TASK REQUIREMENTS: Please return exactly the run of lines that begins with the line containing "Convert this chart to Bokeh code." and ends with the line containing "ax.major_label_text_color = GRAY", pictures excluded.

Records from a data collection
--------------------------------

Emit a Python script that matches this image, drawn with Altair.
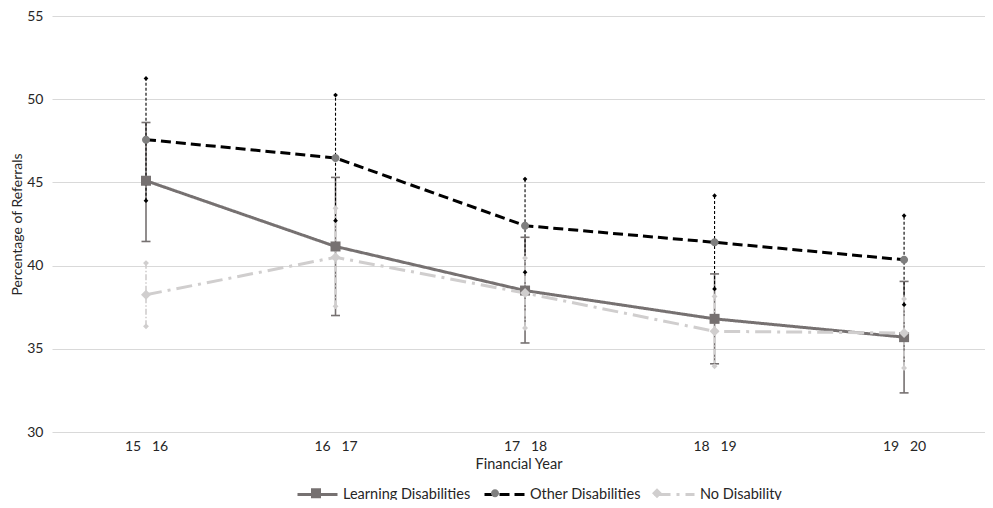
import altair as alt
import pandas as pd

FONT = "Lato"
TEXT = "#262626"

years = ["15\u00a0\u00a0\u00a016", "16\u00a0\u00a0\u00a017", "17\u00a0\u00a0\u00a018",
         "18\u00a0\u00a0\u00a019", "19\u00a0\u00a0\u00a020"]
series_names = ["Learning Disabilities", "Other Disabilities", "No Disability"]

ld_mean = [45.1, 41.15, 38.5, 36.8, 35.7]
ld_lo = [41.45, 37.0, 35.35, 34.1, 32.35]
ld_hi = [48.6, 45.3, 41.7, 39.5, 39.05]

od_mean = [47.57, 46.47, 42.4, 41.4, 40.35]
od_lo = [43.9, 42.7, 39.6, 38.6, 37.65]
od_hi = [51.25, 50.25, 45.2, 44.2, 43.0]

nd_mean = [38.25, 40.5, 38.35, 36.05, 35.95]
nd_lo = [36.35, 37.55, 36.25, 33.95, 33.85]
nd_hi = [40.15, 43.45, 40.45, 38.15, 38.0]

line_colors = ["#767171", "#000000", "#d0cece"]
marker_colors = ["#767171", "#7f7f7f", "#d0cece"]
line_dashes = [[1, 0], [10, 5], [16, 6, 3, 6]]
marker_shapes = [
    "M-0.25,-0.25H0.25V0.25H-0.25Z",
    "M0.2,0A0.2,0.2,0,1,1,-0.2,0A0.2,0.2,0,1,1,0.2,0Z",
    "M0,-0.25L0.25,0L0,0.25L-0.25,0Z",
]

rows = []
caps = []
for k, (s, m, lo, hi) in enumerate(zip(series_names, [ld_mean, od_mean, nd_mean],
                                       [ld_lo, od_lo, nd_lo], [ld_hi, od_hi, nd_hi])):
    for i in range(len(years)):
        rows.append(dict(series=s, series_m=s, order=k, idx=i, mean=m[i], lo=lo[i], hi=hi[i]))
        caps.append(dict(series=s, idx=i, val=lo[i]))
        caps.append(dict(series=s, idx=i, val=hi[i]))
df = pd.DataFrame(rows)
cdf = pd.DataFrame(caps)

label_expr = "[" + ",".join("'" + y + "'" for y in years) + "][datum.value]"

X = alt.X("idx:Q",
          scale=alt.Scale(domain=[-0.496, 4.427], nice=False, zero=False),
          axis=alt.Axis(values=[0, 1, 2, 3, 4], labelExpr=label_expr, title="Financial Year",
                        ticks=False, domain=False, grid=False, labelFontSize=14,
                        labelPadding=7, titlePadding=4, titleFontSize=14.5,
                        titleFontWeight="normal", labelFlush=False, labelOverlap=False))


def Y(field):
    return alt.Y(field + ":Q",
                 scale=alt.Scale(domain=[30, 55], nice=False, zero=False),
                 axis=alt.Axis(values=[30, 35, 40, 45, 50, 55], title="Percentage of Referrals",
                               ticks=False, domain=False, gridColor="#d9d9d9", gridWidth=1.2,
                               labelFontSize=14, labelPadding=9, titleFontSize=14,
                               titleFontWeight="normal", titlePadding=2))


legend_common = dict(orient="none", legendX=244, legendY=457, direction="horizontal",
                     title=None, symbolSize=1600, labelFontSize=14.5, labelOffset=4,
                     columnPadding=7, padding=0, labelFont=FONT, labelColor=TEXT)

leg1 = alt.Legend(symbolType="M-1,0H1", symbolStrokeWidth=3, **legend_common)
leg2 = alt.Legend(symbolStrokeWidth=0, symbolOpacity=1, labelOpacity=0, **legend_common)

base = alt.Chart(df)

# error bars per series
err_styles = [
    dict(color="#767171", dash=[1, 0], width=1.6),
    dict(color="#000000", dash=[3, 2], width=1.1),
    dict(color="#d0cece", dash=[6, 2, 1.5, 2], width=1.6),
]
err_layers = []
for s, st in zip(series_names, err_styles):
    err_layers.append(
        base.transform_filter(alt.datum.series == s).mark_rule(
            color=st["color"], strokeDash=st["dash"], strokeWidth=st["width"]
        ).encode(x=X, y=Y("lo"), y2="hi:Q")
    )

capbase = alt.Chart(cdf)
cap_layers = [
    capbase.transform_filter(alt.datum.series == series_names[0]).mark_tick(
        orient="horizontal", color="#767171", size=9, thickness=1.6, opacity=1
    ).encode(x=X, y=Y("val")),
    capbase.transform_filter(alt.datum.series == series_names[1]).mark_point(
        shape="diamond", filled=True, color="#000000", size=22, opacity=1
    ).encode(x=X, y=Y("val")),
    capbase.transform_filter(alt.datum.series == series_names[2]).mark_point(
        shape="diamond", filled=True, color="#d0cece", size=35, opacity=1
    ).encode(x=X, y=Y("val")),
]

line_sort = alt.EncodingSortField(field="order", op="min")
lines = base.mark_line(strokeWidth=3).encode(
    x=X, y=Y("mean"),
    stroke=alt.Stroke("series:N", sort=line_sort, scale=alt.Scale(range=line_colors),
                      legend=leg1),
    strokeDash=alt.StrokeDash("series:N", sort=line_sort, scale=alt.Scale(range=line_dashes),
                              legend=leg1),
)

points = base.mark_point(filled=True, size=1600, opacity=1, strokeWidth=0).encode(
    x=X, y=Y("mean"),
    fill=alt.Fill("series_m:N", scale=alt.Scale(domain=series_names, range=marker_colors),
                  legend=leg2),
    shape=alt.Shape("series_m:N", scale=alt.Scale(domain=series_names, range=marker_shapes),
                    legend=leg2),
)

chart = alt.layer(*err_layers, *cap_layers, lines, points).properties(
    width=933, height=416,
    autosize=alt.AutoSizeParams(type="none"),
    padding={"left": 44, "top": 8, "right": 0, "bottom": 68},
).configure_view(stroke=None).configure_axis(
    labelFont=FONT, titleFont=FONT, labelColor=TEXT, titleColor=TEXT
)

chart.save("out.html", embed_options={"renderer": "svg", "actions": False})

--------------------------------

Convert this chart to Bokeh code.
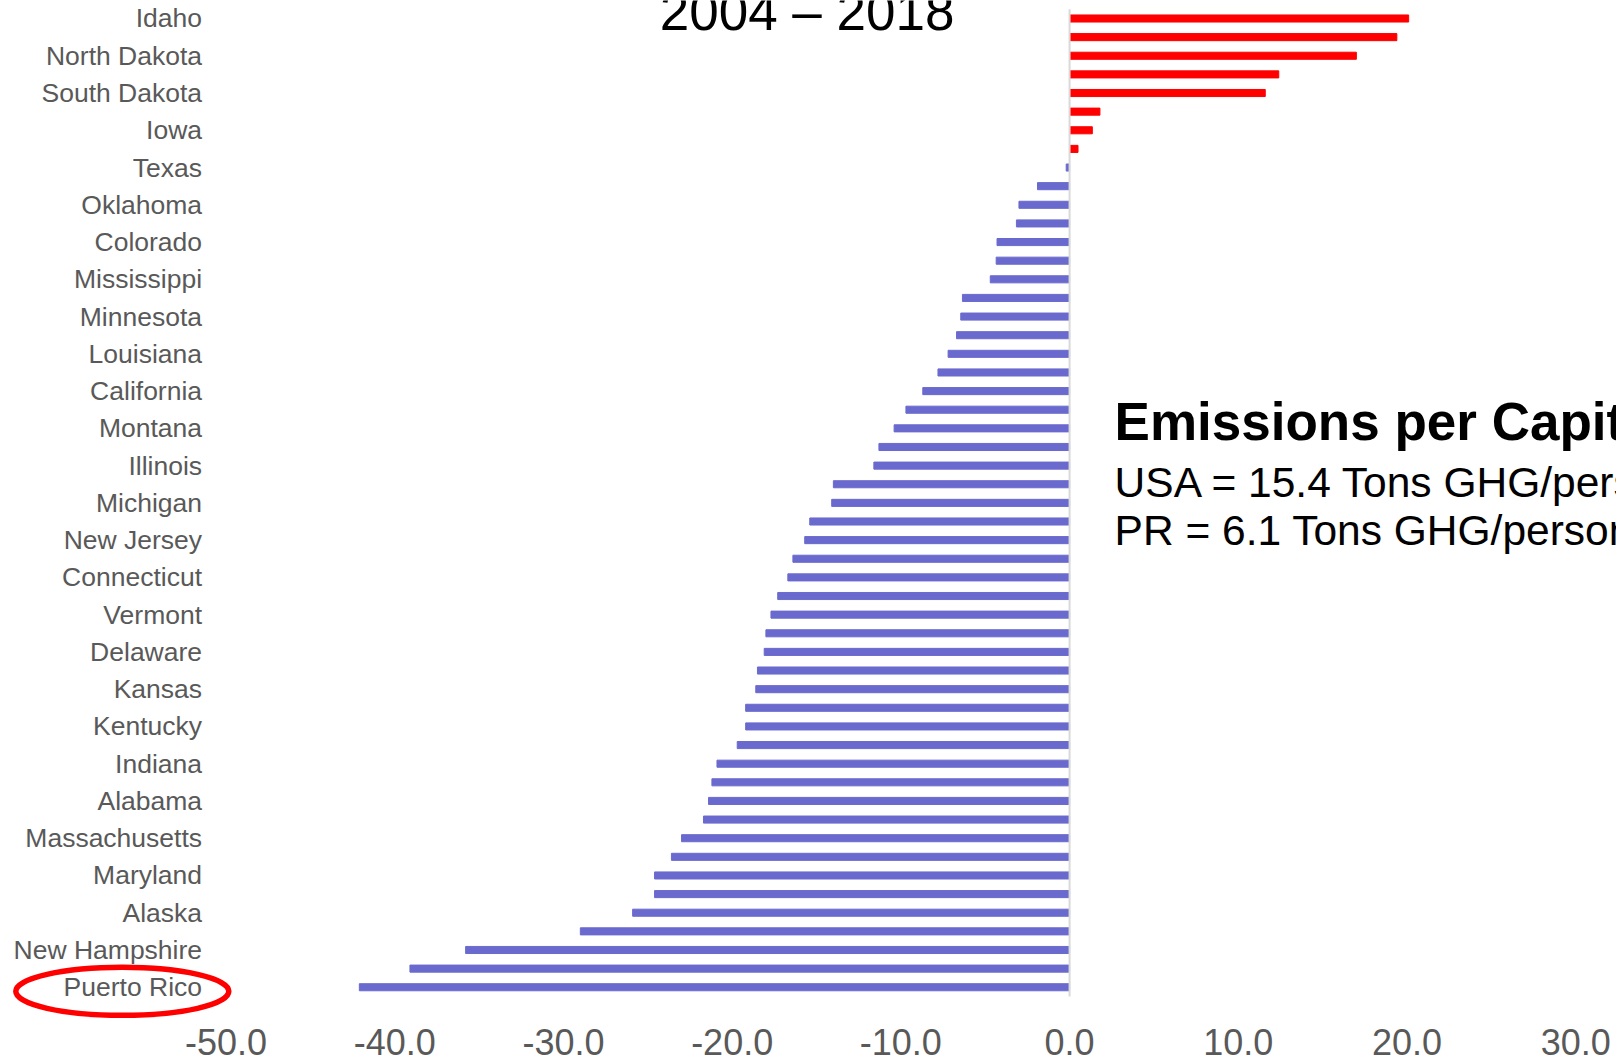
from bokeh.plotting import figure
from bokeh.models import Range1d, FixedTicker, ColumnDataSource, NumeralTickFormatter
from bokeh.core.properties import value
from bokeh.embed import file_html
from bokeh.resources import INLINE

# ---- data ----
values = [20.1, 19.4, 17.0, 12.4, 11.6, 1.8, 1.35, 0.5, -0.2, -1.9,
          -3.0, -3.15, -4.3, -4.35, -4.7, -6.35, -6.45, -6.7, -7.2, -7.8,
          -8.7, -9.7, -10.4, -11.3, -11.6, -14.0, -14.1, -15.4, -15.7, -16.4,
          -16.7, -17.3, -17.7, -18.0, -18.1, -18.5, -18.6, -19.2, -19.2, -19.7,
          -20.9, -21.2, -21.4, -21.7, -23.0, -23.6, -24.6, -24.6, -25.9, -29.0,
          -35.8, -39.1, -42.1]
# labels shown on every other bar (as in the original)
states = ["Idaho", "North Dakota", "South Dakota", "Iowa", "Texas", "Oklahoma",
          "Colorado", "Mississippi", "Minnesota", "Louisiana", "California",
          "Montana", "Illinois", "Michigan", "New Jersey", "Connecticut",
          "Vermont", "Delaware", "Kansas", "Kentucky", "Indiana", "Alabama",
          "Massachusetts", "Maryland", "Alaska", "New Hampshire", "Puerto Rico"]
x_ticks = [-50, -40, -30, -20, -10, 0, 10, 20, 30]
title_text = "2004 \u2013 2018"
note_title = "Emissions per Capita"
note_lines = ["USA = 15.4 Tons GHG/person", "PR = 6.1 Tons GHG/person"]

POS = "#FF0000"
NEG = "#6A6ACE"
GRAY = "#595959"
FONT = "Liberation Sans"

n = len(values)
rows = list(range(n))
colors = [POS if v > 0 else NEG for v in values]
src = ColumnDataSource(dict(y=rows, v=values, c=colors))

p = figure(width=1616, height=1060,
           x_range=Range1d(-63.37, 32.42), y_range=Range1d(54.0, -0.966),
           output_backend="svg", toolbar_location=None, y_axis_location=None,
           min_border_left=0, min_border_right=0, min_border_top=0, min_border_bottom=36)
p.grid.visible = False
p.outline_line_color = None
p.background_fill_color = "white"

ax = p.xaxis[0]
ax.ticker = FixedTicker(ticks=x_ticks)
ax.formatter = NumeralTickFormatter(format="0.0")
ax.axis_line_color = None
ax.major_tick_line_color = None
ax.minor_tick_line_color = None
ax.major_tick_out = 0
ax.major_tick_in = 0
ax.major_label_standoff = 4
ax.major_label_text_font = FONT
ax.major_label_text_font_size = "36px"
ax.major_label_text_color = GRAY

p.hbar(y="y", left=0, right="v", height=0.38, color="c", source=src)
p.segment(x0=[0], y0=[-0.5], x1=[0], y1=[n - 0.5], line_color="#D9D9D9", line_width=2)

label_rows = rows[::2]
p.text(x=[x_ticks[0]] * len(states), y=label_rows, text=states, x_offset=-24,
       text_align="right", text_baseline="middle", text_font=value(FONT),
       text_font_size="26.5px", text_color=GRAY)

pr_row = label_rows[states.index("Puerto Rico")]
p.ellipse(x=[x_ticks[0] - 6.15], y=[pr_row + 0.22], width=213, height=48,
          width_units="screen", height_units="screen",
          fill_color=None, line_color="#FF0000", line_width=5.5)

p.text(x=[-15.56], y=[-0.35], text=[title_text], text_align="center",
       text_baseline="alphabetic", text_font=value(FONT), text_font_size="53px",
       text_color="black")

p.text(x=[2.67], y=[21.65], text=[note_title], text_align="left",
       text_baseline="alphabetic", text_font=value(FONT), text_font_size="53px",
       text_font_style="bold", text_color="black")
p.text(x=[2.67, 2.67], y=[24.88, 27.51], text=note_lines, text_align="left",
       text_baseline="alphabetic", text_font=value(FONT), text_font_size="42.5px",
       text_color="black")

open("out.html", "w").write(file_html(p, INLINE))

--------------------------------

ANSWER FOR THE TASK:
Convert this chart to Bokeh code.
from bokeh.plotting import figure
from bokeh.models import Range1d, FixedTicker, ColumnDataSource, NumeralTickFormatter
from bokeh.core.properties import value
from bokeh.embed import file_html
from bokeh.resources import INLINE

# ---- data ----
values = [20.1, 19.4, 17.0, 12.4, 11.6, 1.8, 1.35, 0.5, -0.2, -1.9,
          -3.0, -3.15, -4.3, -4.35, -4.7, -6.35, -6.45, -6.7, -7.2, -7.8,
          -8.7, -9.7, -10.4, -11.3, -11.6, -14.0, -14.1, -15.4, -15.7, -16.4,
          -16.7, -17.3, -17.7, -18.0, -18.1, -18.5, -18.6, -19.2, -19.2, -19.7,
          -20.9, -21.2, -21.4, -21.7, -23.0, -23.6, -24.6, -24.6, -25.9, -29.0,
          -35.8, -39.1, -42.1]
# labels shown on every other bar (as in the original)
states = ["Idaho", "North Dakota", "South Dakota", "Iowa", "Texas", "Oklahoma",
          "Colorado", "Mississippi", "Minnesota", "Louisiana", "California",
          "Montana", "Illinois", "Michigan", "New Jersey", "Connecticut",
          "Vermont", "Delaware", "Kansas", "Kentucky", "Indiana", "Alabama",
          "Massachusetts", "Maryland", "Alaska", "New Hampshire", "Puerto Rico"]
x_ticks = [-50, -40, -30, -20, -10, 0, 10, 20, 30]
title_text = "2004 \u2013 2018"
note_title = "Emissions per Capita"
note_lines = ["USA = 15.4 Tons GHG/person", "PR = 6.1 Tons GHG/person"]

POS = "#FF0000"
NEG = "#6A6ACE"
GRAY = "#595959"
FONT = "Liberation Sans"

n = len(values)
rows = list(range(n))
colors = [POS if v > 0 else NEG for v in values]
src = ColumnDataSource(dict(y=rows, v=values, c=colors))

p = figure(width=1616, height=1060,
           x_range=Range1d(-63.37, 32.42), y_range=Range1d(54.0, -0.966),
           output_backend="svg", toolbar_location=None, y_axis_location=None,
           min_border_left=0, min_border_right=0, min_border_top=0, min_border_bottom=36)
p.grid.visible = False
p.outline_line_color = None
p.background_fill_color = "white"

ax = p.xaxis[0]
ax.ticker = FixedTicker(ticks=x_ticks)
ax.formatter = NumeralTickFormatter(format="0.0")
ax.axis_line_color = None
ax.major_tick_line_color = None
ax.minor_tick_line_color = None
ax.major_tick_out = 0
ax.major_tick_in = 0
ax.major_label_standoff = 4
ax.major_label_text_font = FONT
ax.major_label_text_font_size = "36px"
ax.major_label_text_color = GRAY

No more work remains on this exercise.